Holidays Are Heartbeats
Among the greatest challenges to resiliency are holidays. Like an uninvited visitor, holidays arrive at your doorstep, bang incessantly at your door to come in, and then expect you to entertain them with food and frivolity. If you’re like me, the perpetuality of holidays makes you feel like you’d rather stay in pajamas, watch mind-less television and eat potato chips. But holidays are hard to escape in a culture where holidays are like heartbeats, constant!
When your life changes, holidays change too. You may have new birthdays to celebrate, new anniversaries to toast and new ways of sharing traditional holidays like Thanksgiving or Christmas. Usually these “new” holidays are times to break away from everyday life to share fun experiences with people you love. These are times when special memories are created.
Sadly, there comes a time in each of our lives when all we have left of happy holidays shared with loved ones are the memories. When someone you loved dies, holidays can be particularly painful markers of their absence. While you are happy that friends and family go on with their celebrations as they should, your life is completely changed forever. The rain just keeps pouring down upon you, so how do you brave the storm?

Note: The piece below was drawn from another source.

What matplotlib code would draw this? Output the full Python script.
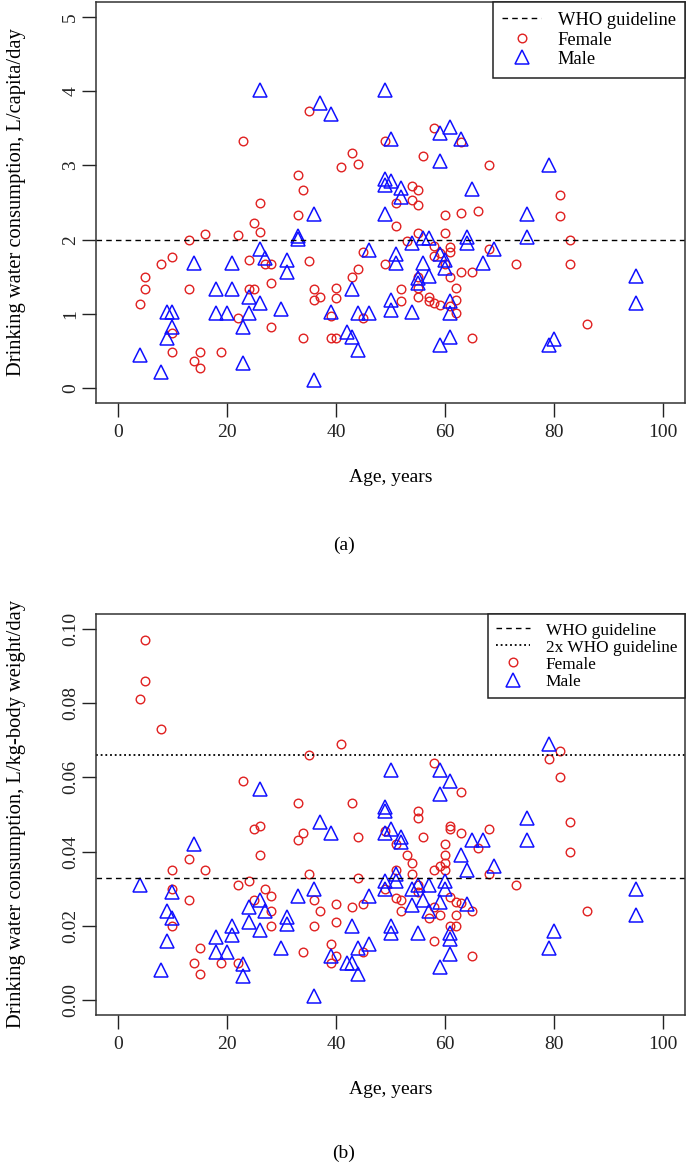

Here are some A-list resiliency tips I use in my life that I hope help you too:
Accept!
Accept that holidays are hard without your loved one realizing you cannot change that reality. It is okay to feel pain. Feel the pain and release it as you are able.
Attitude!
Attitude positivity can shift your mood from grief to gratitude. Think of how fortunate you were to have experienced a great love in your life that many never experience. Try to focus on your good fortune.
Attention!
Attention to your own self-care is important all of the time but even more so during the holidays. Treat yourself as often as possible with indulgences like extra rest, dinner with a friend, a gift, or whatever makes you feel cozy and joyful.
Amend!
Amend old holiday traditions with new holiday traditions. If you always open Christmas presents on Christmas eve maybe open them on Christmas morning accompanied by a giant home cooked breakfast. Instead of going out on New Year’s Eve why not have an at-home pajama party with your dog and watch movies. From little to large changes, starting new traditions can be helpful.
Alight:
Alight into the future at your own pace. There will always be a calendar full of holidays, birthdays and anniversaries, so maybe come up with special ways to celebrate them when you are ready.